__Data excerpt__

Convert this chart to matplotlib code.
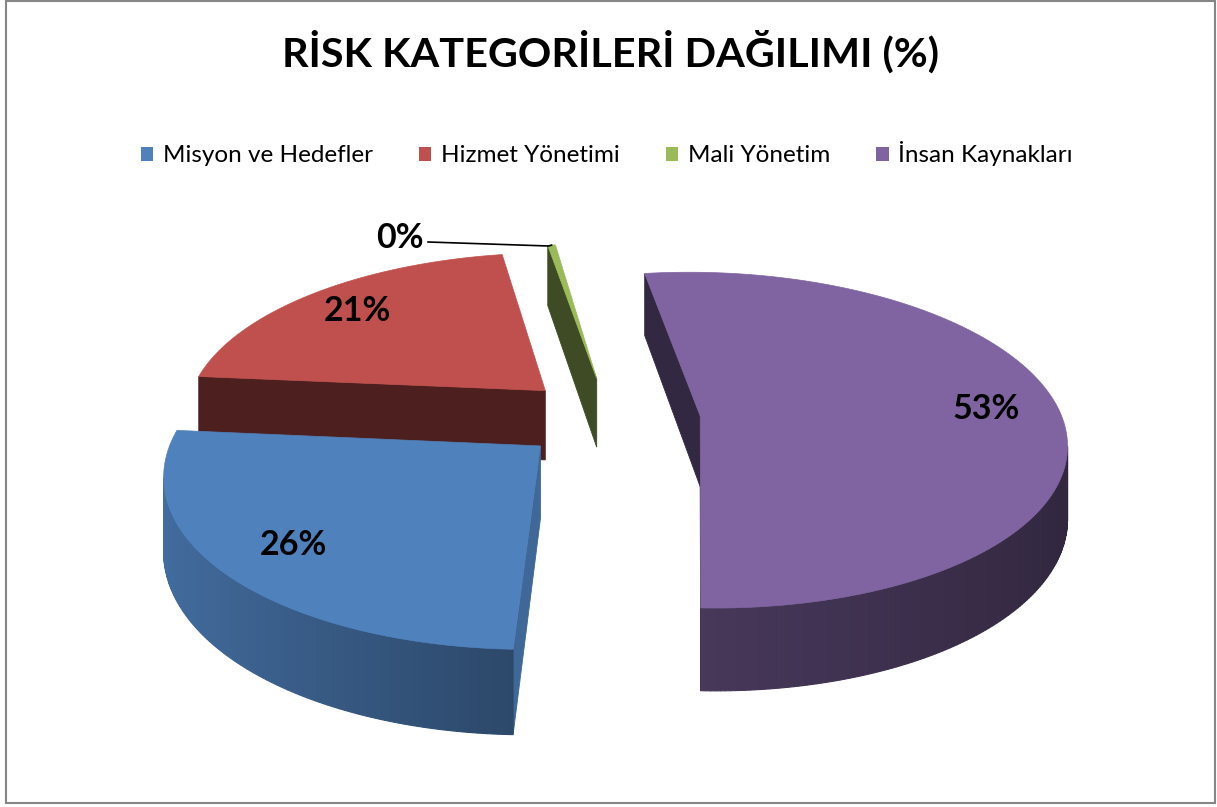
import numpy as np
import matplotlib.pyplot as plt
from matplotlib.colors import to_rgb
from matplotlib.patches import Patch, Rectangle

plt.rcParams['font.family'] = ['Lato', 'DejaVu Sans']

# data
labels = ['Misyon ve Hedefler', 'Hizmet Yönetimi', 'Mali Yönetim', 'İnsan Kaynakları']
values = [26, 21, 0.4, 53]
colors = ['#4F81BD', '#C0504D', '#9BBB59', '#8064A2']
title = 'RİSK KATEGORİLERİ DAĞILIMI (%)'

W, H = 1217, 807
fig = plt.figure(figsize=(W / 100, H / 100), dpi=100)
ax = fig.add_axes([0, 0, 1, 1])
ax.set_xlim(0, W)
ax.set_ylim(H, 0)
ax.axis('off')

# 3d pie geometry (pixels)
CX, CY = 610, 418
RX, RY = 362, 165
PERSP = 0.145
DEPTH = 71
EXPLODE = 0.25
START = 2.0
cam = (0.0, 1 / PERSP)


def direc(t):
    # angle t in degrees, clockwise from the bottom of the pie
    r = np.radians(t)
    return -np.sin(r), np.cos(r)


def proj(u, v, z=0.0):
    s = 1 / (1 - PERSP * v)
    return CX + RX * u * s, CY + RY * v * s + DEPTH * z * s


def facing(nu, nv, pu, pv):
    return nu * (cam[0] - pu) + nv * (cam[1] - pv) > 0


def shade(c, f):
    return tuple(np.clip(np.array(to_rgb(c)) * f, 0, 1))


def quad(u0, v0, u1, v1):
    pts = [proj(u0, v0, 0), proj(u1, v1, 0), proj(u1, v1, 1), proj(u0, v0, 1)]
    return [p[0] for p in pts], [p[1] for p in pts]


fracs = np.array(values) / sum(values)
edges = START + np.concatenate([[0], np.cumsum(fracs)]) * 360

slices = []
for i in range(len(values)):
    t0, t1 = edges[i], edges[i + 1]
    tm = (t0 + t1) / 2
    du, dv = direc(tm)
    slices.append((EXPLODE * dv, i, t0, t1, tm))

label_pos = {}
for v_off, i, t0, t1, tm in sorted(slices):
    du, dv = direc(tm)
    u0, v0 = EXPLODE * du, EXPLODE * dv
    col = colors[i]

    # radial cut faces
    for te, tn in ((t0, t0 - 90), (t1, t1 + 90)):
        nu, nv = direc(tn)
        eu, ev = direc(te)
        if facing(nu, nv, u0 + eu / 2, v0 + ev / 2):
            xs, ys = quad(u0, v0, u0 + eu, v0 + ev)
            f = 0.8 if nu > 0 else 0.4
            ax.fill(xs, ys, color=shade(col, f), lw=0.6)

    # outer wall
    ts = np.linspace(t0, t1, max(3, int((t1 - t0) * 1.5)))
    for a, b in zip(ts[:-1], ts[1:]):
        nu, nv = direc((a + b) / 2)
        if not facing(nu, nv, u0 + nu, v0 + nv):
            continue
        au, av = direc(a)
        bu, bv = direc(b)
        pts = [proj(u0 + au, v0 + av, 0), proj(u0 + bu, v0 + bv, 0),
               proj(u0 + bu, v0 + bv, 1), proj(u0 + au, v0 + av, 1)]
        f = 0.55 - 0.3 * nu if nu < 0 else 0.55 - 0.17 * nu
        ax.fill([p[0] for p in pts], [p[1] for p in pts], color=shade(col, f), lw=0.8)

    # top face
    top = [proj(u0, v0)]
    for t in ts:
        au, av = direc(t)
        top.append(proj(u0 + au, v0 + av))
    ax.fill([p[0] for p in top], [p[1] for p in top], color=col, lw=0.5)

    label_pos[i] = (proj(u0 + 0.8 * du, v0 + 0.8 * dv), proj(u0 + du, v0 + dv))

# data labels
for i, frac in enumerate(fracs):
    txt = f'{round(frac * 100):.0f}%'
    inner, outer = label_pos[i]
    if frac >= 0.05:
        ax.text(inner[0], inner[1], txt, ha='center', va='center',
                fontsize=24.5, fontweight='bold', color='black')
    else:
        lx, ly = 428, 242
        ax.plot([lx, outer[0] - 3, outer[0]], [ly, ly + 4, outer[1]],
                color='black', lw=1.2)
        ax.text(lx - 4, ly - 4, txt, ha='right', va='center',
                fontsize=24.5, fontweight='bold', color='black')

fig.text(610 / W, 1 - 52 / H, title, ha='center', va='center',
         fontsize=29.8, fontweight='bold')

handles = [Patch(facecolor=c, edgecolor='none') for c in colors]
ax.legend(handles, labels, loc='center', bbox_to_anchor=(607 / W, 1 - 154 / H),
          bbox_transform=fig.transFigure, ncol=4, frameon=False, fontsize=17.5,
          handlelength=0.5, handleheight=0.5, handletextpad=0.4, columnspacing=1.9)

ax.add_patch(Rectangle((5.5, 0.5), 1209.5, 802.5, fill=False, edgecolor='#868686', lw=1.5))

fig.savefig('out.png', dpi=100)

__Exercise directions__
Up to and including the line with "slices.append((EXPLODE * dv, i, t0, t1, tm))", copy the data above from its first line. Skip pictures.

__Answer to this exercise__
Convert this chart to matplotlib code.
import numpy as np
import matplotlib.pyplot as plt
from matplotlib.colors import to_rgb
from matplotlib.patches import Patch, Rectangle

plt.rcParams['font.family'] = ['Lato', 'DejaVu Sans']

# data
labels = ['Misyon ve Hedefler', 'Hizmet Yönetimi', 'Mali Yönetim', 'İnsan Kaynakları']
values = [26, 21, 0.4, 53]
colors = ['#4F81BD', '#C0504D', '#9BBB59', '#8064A2']
title = 'RİSK KATEGORİLERİ DAĞILIMI (%)'

W, H = 1217, 807
fig = plt.figure(figsize=(W / 100, H / 100), dpi=100)
ax = fig.add_axes([0, 0, 1, 1])
ax.set_xlim(0, W)
ax.set_ylim(H, 0)
ax.axis('off')

# 3d pie geometry (pixels)
CX, CY = 610, 418
RX, RY = 362, 165
PERSP = 0.145
DEPTH = 71
EXPLODE = 0.25
START = 2.0
cam = (0.0, 1 / PERSP)


def direc(t):
    # angle t in degrees, clockwise from the bottom of the pie
    r = np.radians(t)
    return -np.sin(r), np.cos(r)


def proj(u, v, z=0.0):
    s = 1 / (1 - PERSP * v)
    return CX + RX * u * s, CY + RY * v * s + DEPTH * z * s


def facing(nu, nv, pu, pv):
    return nu * (cam[0] - pu) + nv * (cam[1] - pv) > 0


def shade(c, f):
    return tuple(np.clip(np.array(to_rgb(c)) * f, 0, 1))


def quad(u0, v0, u1, v1):
    pts = [proj(u0, v0, 0), proj(u1, v1, 0), proj(u1, v1, 1), proj(u0, v0, 1)]
    return [p[0] for p in pts], [p[1] for p in pts]


fracs = np.array(values) / sum(values)
edges = START + np.concatenate([[0], np.cumsum(fracs)]) * 360

slices = []
for i in range(len(values)):
    t0, t1 = edges[i], edges[i + 1]
    tm = (t0 + t1) / 2
    du, dv = direc(tm)
    slices.append((EXPLODE * dv, i, t0, t1, tm))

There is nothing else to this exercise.